Il vertice dei ministri dell’Agricoltura dell’Unione Europea, che si terrà ai primi di settembre, dovrà affrontare una situazione esplosiva in tutto il continente, con manifestazioni di protesta sempre più esacerbate, in particolare da parte dei produttori di carne e di latte. Questi denunciano che, anche a seguito dell’embargo agroalimentare russo, non riescono più a vendere i loro prodotti.

Secondo fonti giornalistiche, in Bretagna i magazzini sono pieni di carne, i mercati all’ingrosso sono pressoché inattivi e gli allevatori sono disperati. Il ministro dell’Agricoltura francese ha ammesso che, se anche aumentassero le forniture di carne suina verso la Cina, le perdite del mercato russo non verrebbero compensate.
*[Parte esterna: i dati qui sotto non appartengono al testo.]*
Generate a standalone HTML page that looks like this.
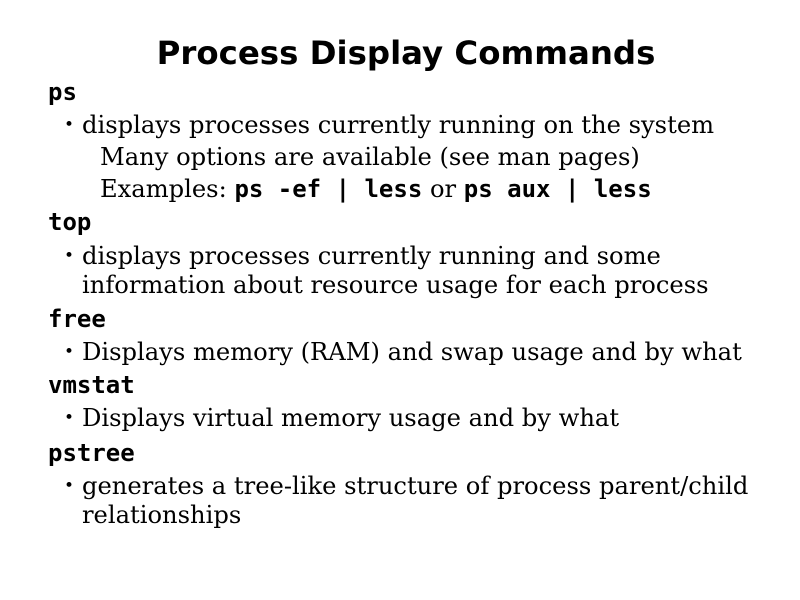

Nel vicino Belgio si sono viste scene di guerriglia urbana con gli allevatori locali che bloccano con i trattori le strade attraverso cui, dalla Germania e dal Lussemburgo, vengono importati prodotti più economici. In Belgio i prezzi del latte sono scesi sotto il costo di produzione: nell’Unione Europea da 4 mesi è in vigore la legge relativa alla soppressione delle quote di produzione, sfruttata attivamente da produttori tedeschi, olandesi e finlandesi.

Manifestazioni e proteste in tutta Europa per la crisi di carne e latte

Non va meglio nei Paesi orientali: l’industria casearia della Lettonia sta attraversando la più grande crisi degli ultimi 20 anni. La Russia assorbiva circa il 40% delle esportazioni di latte e latticini. Secondo il ministero dell’Agricoltura lettone, i prezzi del latte, dopo l’introduzione delle sanzioni di risposta della Russia, sono scesi dopo un anno di un terzo ed ora sono inferiori al costo di produzione. A gennaio 2014 gli allevatori vendevano il latte a 34 centesimi di euro, ora a 20 centesimi.

In Estonia ci sono stati tentativi di vendere il latte in polvere persino in Giappone. Ma alla fine non sono stati stipulati contratti di lungo termine e sono stati venduti solo pochi lotti. Per di più i produttori di carne hanno dovuto affrontare, loro malgrado, un’epidemia di peste suina africana. Sono stati soppressi 15mila animali e sono state chiuse diverse fattorie: quasi 2mila persone hanno perso il lavoro. La malattia, ritenuta non pericolosa per l’uomo, ha suscitato preoccupazioni nei consumatori europei. Persino la carne trattata termicamente, considerata sicura, viene comprata a singhiozzo. A sostegno del settore il governo ha stanziato 13 milioni di euro.